The project fed into Moore’s deeper research into photography, performance, and reality, which he has explored in various ways. He has interviewed several portrait photographers about their practice – “they’re all so different” – and has also probed his own practice as an image-maker. From 1987-88 Moore photographed working class families in his home town, Derby, giving the series the provocative title Pictures from the Real World; in 2013 he published it as a book, then in 2017 created three new iterations of the work, in collaboration with two of the original subjects. Asking the pair, Lisa and John, to add their own images and interviewing them about their experiences with photography, Moore explored the horizons and power dynamics of documentary image-making.
The Lisa and John Slideshow was a play, written and directed by Moore using transcripts of interviews with the former couple, in which “there’s a continual questioning of me in the script, giving subjects agency to speak back to the camera,” he notes. Lisa and John – Oh My Days! was a series of 3D maquette installations mocking up scenes Moore had shot, which included a model of himself taking photographs. Lisa and John – Look at Us was an interactive installation, which included images from the original project plus the voices of the participants. Questioning the authority of the original work – and the photographer – these projects formed the basis of Moore’s PhD.
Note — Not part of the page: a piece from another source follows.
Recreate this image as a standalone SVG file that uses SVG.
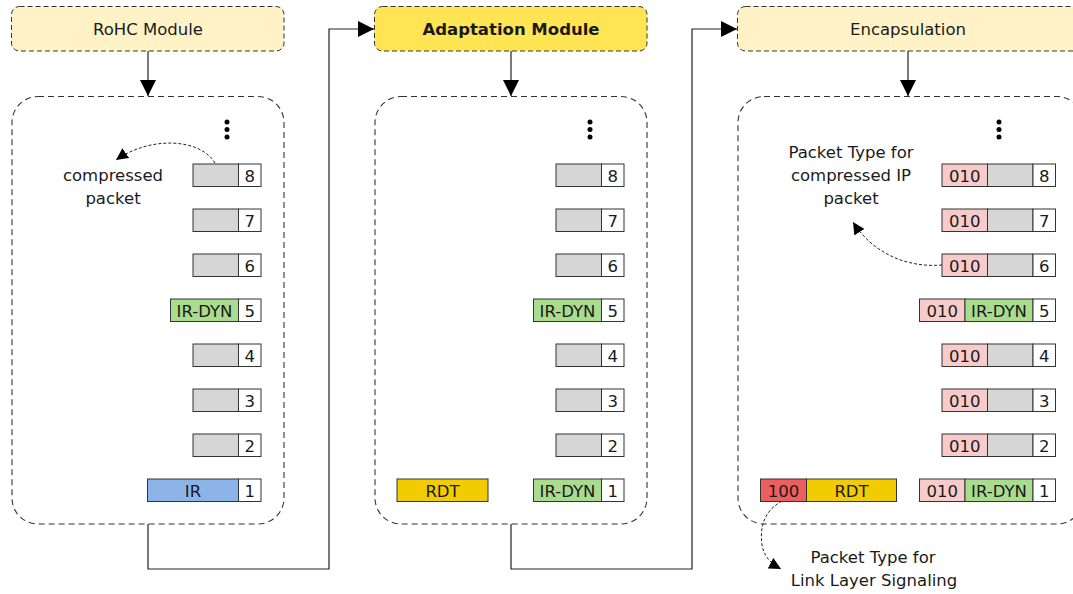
<svg xmlns="http://www.w3.org/2000/svg" width="1073" height="594" viewBox="0 0 1073 594">
<defs>
<style>
text{font-family:"DejaVu Sans","Liberation Sans",sans-serif;font-size:16.5px;fill:#1a1a1a;text-anchor:middle}
.hdr{stroke:#333;stroke-width:1;stroke-dasharray:5,3}
.panel{fill:none;stroke:#333;stroke-width:1.1;stroke-dasharray:6,4}
.c{stroke:#333;stroke-width:1}
.num{fill:#fff}
.gray{fill:#d6d6d6}
.green{fill:#a9dc8e}
.blue{fill:#8db4e8}
.pink{fill:#f8cbcb}
.red{fill:#ec5f5f}
.gold{fill:#f2cc00}
.line{fill:none;stroke:#222;stroke-width:1.2}
.dash{fill:none;stroke:#222;stroke-width:1;stroke-dasharray:3,2}
</style>
<marker id="ah" markerUnits="userSpaceOnUse" markerWidth="18" markerHeight="16" refX="16" refY="8" orient="auto"><path d="M0,0 L16,8 L0,16 Z" fill="#000"/></marker>
<marker id="as" markerUnits="userSpaceOnUse" markerWidth="14" markerHeight="12" refX="12" refY="6" orient="auto"><path d="M0,0 L12,6 L0,12 Z" fill="#000"/></marker>
</defs>

<g id="connectors">
<path class="line" d="M148,51 V96" marker-end="url(#ah)"/>
<path class="line" d="M511,51 V96" marker-end="url(#ah)"/>
<path class="line" d="M908,51 V96" marker-end="url(#ah)"/>
<path class="line" d="M148,524 V569 H329 V29 H374" marker-end="url(#ah)"/>
<path class="line" d="M511,524 V569 H692 V29 H737" marker-end="url(#ah)"/>
<path class="dash" d="M215,163 C200,138 150,136 116,160" marker-end="url(#as)"/>
<path class="dash" d="M942,265 C905,268 872,252 853,222" marker-end="url(#as)"/>
<path class="dash" d="M782,501 C762,512 760,530 762,545 C764,556 770,563 781,569" marker-end="url(#as)"/>
</g>

<g id="rohc-module">
<rect class="hdr" x="11.5" y="6.5" width="272.5" height="44.5" rx="8" fill="#fff2c6"/>
<text x="148" y="34.5">RoHC Module</text>
</g>
<g id="adaptation-module">
<rect class="hdr" x="374.5" y="6.5" width="272.5" height="44.5" rx="8" fill="#ffe553"/>
<text x="511" y="34.5" font-weight="bold">Adaptation Module</text>
</g>
<g id="encapsulation">
<rect class="hdr" x="737.5" y="6.5" width="345" height="44.5" rx="8" fill="#fff2c6"/>
<text x="908" y="34.5">Encapsulation</text>
</g>

<g id="rohc-buffer">
<rect class="panel" x="12" y="96.5" width="272" height="427.5" rx="26"/>
<circle cx="227" cy="122" r="2.5"/><circle cx="227" cy="129.5" r="2.5"/><circle cx="227" cy="137" r="2.5"/>
<text x="113" y="181">compressed</text>
<text x="113" y="204">packet</text>
<g class="c">
<rect class="gray" x="193" y="164" width="45.5" height="22.5"/><rect class="num" x="238.5" y="164" width="22.5" height="22.5"/>
<rect class="gray" x="193" y="209" width="45.5" height="22.5"/><rect class="num" x="238.5" y="209" width="22.5" height="22.5"/>
<rect class="gray" x="193" y="254" width="45.5" height="22.5"/><rect class="num" x="238.5" y="254" width="22.5" height="22.5"/>
<rect class="green" x="170.5" y="299" width="68" height="22.5"/><rect class="num" x="238.5" y="299" width="22.5" height="22.5"/>
<rect class="gray" x="193" y="344" width="45.5" height="22.5"/><rect class="num" x="238.5" y="344" width="22.5" height="22.5"/>
<rect class="gray" x="193" y="389" width="45.5" height="22.5"/><rect class="num" x="238.5" y="389" width="22.5" height="22.5"/>
<rect class="gray" x="193" y="434" width="45.5" height="22.5"/><rect class="num" x="238.5" y="434" width="22.5" height="22.5"/>
<rect class="blue" x="147.5" y="479" width="91" height="22.5"/><rect class="num" x="238.5" y="479" width="22.5" height="22.5"/>
</g>
<text x="249.75" y="181.5">8</text><text x="249.75" y="226.5">7</text><text x="249.75" y="271.5">6</text>
<text x="249.75" y="316.5">5</text><text x="249.75" y="361.5">4</text><text x="249.75" y="406.5">3</text>
<text x="249.75" y="451.5">2</text><text x="249.75" y="496.5">1</text>
<text x="204.5" y="316.5">IR-DYN</text>
<text x="193" y="496.5">IR</text>
</g>

<g id="adaptation-buffer">
<rect class="panel" x="375" y="96.5" width="272" height="427.5" rx="26"/>
<circle cx="590" cy="122" r="2.5"/><circle cx="590" cy="129.5" r="2.5"/><circle cx="590" cy="137" r="2.5"/>
<g class="c">
<rect class="gray" x="556" y="164" width="45.5" height="22.5"/><rect class="num" x="601.5" y="164" width="22.5" height="22.5"/>
<rect class="gray" x="556" y="209" width="45.5" height="22.5"/><rect class="num" x="601.5" y="209" width="22.5" height="22.5"/>
<rect class="gray" x="556" y="254" width="45.5" height="22.5"/><rect class="num" x="601.5" y="254" width="22.5" height="22.5"/>
<rect class="green" x="533.5" y="299" width="68" height="22.5"/><rect class="num" x="601.5" y="299" width="22.5" height="22.5"/>
<rect class="gray" x="556" y="344" width="45.5" height="22.5"/><rect class="num" x="601.5" y="344" width="22.5" height="22.5"/>
<rect class="gray" x="556" y="389" width="45.5" height="22.5"/><rect class="num" x="601.5" y="389" width="22.5" height="22.5"/>
<rect class="gray" x="556" y="434" width="45.5" height="22.5"/><rect class="num" x="601.5" y="434" width="22.5" height="22.5"/>
<rect class="green" x="533.5" y="479" width="68" height="22.5"/><rect class="num" x="601.5" y="479" width="22.5" height="22.5"/>
<rect class="gold" x="397" y="479" width="91" height="22.5"/>
</g>
<text x="612.75" y="181.5">8</text><text x="612.75" y="226.5">7</text><text x="612.75" y="271.5">6</text>
<text x="612.75" y="316.5">5</text><text x="612.75" y="361.5">4</text><text x="612.75" y="406.5">3</text>
<text x="612.75" y="451.5">2</text><text x="612.75" y="496.5">1</text>
<text x="567.5" y="316.5">IR-DYN</text>
<text x="567.5" y="496.5">IR-DYN</text>
<text x="442.5" y="496.5">RDT</text>
</g>

<g id="encapsulation-buffer">
<rect class="panel" x="738" y="96.5" width="345" height="427.5" rx="26"/>
<circle cx="999" cy="122" r="2.5"/><circle cx="999" cy="129.5" r="2.5"/><circle cx="999" cy="137" r="2.5"/>
<text x="851" y="158">Packet Type for</text>
<text x="851" y="181">compressed IP</text>
<text x="851" y="204">packet</text>
<g class="c">
<rect class="pink" x="942" y="164" width="45.5" height="22.5"/><rect class="gray" x="987.5" y="164" width="45.5" height="22.5"/><rect class="num" x="1033" y="164" width="22.5" height="22.5"/>
<rect class="pink" x="942" y="209" width="45.5" height="22.5"/><rect class="gray" x="987.5" y="209" width="45.5" height="22.5"/><rect class="num" x="1033" y="209" width="22.5" height="22.5"/>
<rect class="pink" x="942" y="254" width="45.5" height="22.5"/><rect class="gray" x="987.5" y="254" width="45.5" height="22.5"/><rect class="num" x="1033" y="254" width="22.5" height="22.5"/>
<rect class="pink" x="919.5" y="299" width="45.5" height="22.5"/><rect class="green" x="965" y="299" width="68" height="22.5"/><rect class="num" x="1033" y="299" width="22.5" height="22.5"/>
<rect class="pink" x="942" y="344" width="45.5" height="22.5"/><rect class="gray" x="987.5" y="344" width="45.5" height="22.5"/><rect class="num" x="1033" y="344" width="22.5" height="22.5"/>
<rect class="pink" x="942" y="389" width="45.5" height="22.5"/><rect class="gray" x="987.5" y="389" width="45.5" height="22.5"/><rect class="num" x="1033" y="389" width="22.5" height="22.5"/>
<rect class="pink" x="942" y="434" width="45.5" height="22.5"/><rect class="gray" x="987.5" y="434" width="45.5" height="22.5"/><rect class="num" x="1033" y="434" width="22.5" height="22.5"/>
<rect class="pink" x="919.5" y="479" width="45.5" height="22.5"/><rect class="green" x="965" y="479" width="68" height="22.5"/><rect class="num" x="1033" y="479" width="22.5" height="22.5"/>
<rect class="red" x="760.5" y="479" width="46" height="22.5"/><rect class="gold" x="806.5" y="479" width="90" height="22.5"/>
</g>
<text x="1044.25" y="181.5">8</text><text x="1044.25" y="226.5">7</text><text x="1044.25" y="271.5">6</text>
<text x="1044.25" y="316.5">5</text><text x="1044.25" y="361.5">4</text><text x="1044.25" y="406.5">3</text>
<text x="1044.25" y="451.5">2</text><text x="1044.25" y="496.5">1</text>
<text x="964.75" y="181.5">010</text><text x="964.75" y="226.5">010</text><text x="964.75" y="271.5">010</text>
<text x="942.25" y="316.5">010</text><text x="964.75" y="361.5">010</text><text x="964.75" y="406.5">010</text>
<text x="964.75" y="451.5">010</text><text x="942.25" y="496.5">010</text>
<text x="999" y="316.5">IR-DYN</text>
<text x="999" y="496.5">IR-DYN</text>
<text x="783.5" y="496.5">100</text>
<text x="851.5" y="496.5">RDT</text>
</g>

<g id="link-layer-label">
<text x="873" y="563">Packet Type for</text>
<text x="874" y="586">Link Layer Signaling</text>
</g>
</svg>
Moore’s approach is informed by Ariella Aïsha Azoulay and her conception of photography as a “photographic event”, rather than a single image captured by the image-maker; he’s also inspired by Brechtian approaches to theatre, in which “interruptions and interventions can happen, and where the process is questioned and part of the artwork”. Moore references anarchic productions in 1920s Italy too, in which the actors would destroy things on stage, or sell multiple tickets for one seat – neither happened at Fyvie Hall but Moore describes Performing Photography! as a kind of ‘scratch theatre’, an adlib approach in which actors and directors just try things out.
All in all he’s interested in “looking at photography, and looking at photography as a process”, he says; this is an integral part of his work at the University of Westminster, where photography is conceived of as an expanded, multidisciplinary field, and where – thanks to Edelstein, Logan and Lund – he was able to make public the kind of event that usually goes unseen. “The idea is of questioning the conditions pressing upon the circumstances of production of photographs,” Moore says. “It’s about critical awareness and our compulsive use of the machine we carry with us all the time.”